We've rounded up resources and articles from SHRM Online and other trusted outlets on the news.

Kansas City Takes on Gender Pay Gap

The ordinance prohibits employers from requesting salary-history information, relying upon it or discriminating against job applicants who do not provide it. Salary history includes current or prior wages, benefits or other compensation. The ban applies to all conversations between employers and applicants and includes searches of public records. Violations will be punishable by a fine of as much as $500 or up to 180 days in jail.

(The Kansas City Star)

Employers Split on Asking About Salary History

For a long time, employers have used wage history to set the compensation for new hires. However, requiring the disclosure of prior wages can cause many applicants, both men and women, to feel stuck with a capped earning capacity.

(SHRM Online)

Salary-History Bans Could Reshape Pay Negotiations

Salary-history bans appear to be changing HR's long-standing practice of asking candidates about past pay. Whether you work in a jurisdiction prohibiting the question or not, it may be time to revisit your hiring practices and compensation strategies—relying more on market data to set pay, focusing on a candidate's qualifications or instituting new nationwide policies.

(SHRM Online)

Salary-History Bans Spreading

Kansas City is not the first to enact a salary-history ban. In the last several years, many other states and municipalities have enacted similar bans, including California, Connecticut, Delaware, Hawaii, Massachusetts, Oregon, Vermont, New York City, Philadelphia and San Francisco.

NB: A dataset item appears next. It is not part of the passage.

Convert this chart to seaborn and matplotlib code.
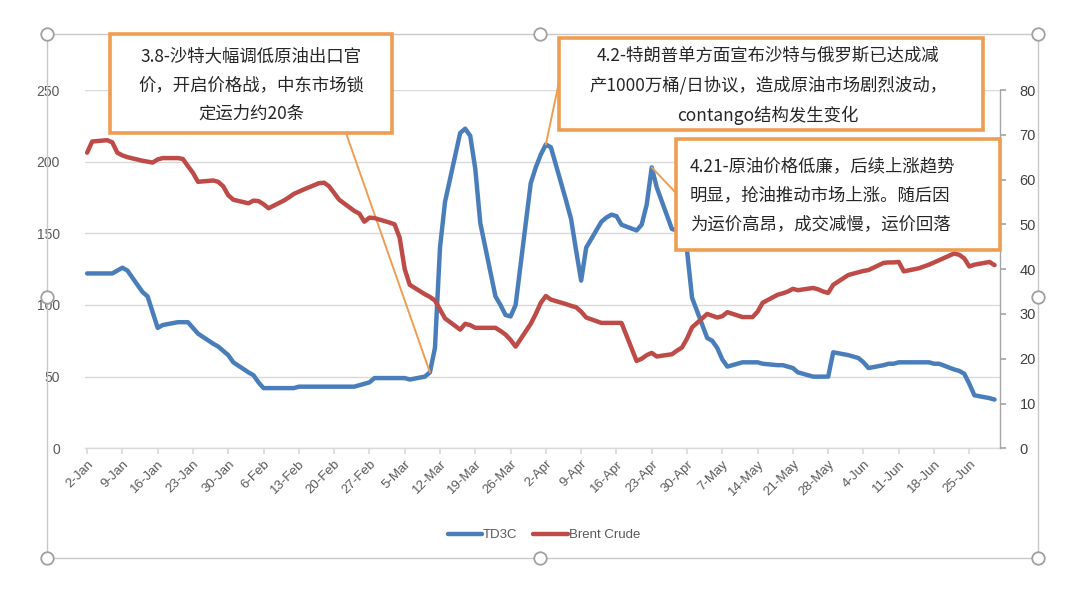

For HR professionals and hiring managers, this growing patchwork of laws requires vigilance and training so that everyone involved knows what they can and cannot ask a job candidate.

(SHRM Online)

House Approves Paycheck Fairness Act

The U.S. House of Representatives passed the Paycheck Fairness Act on March 27. If the bill is ultimately signed into law, it would prohibit employers nationwide from asking job applicants about their salary history and require them to prove that pay disparities between men and women are job-related.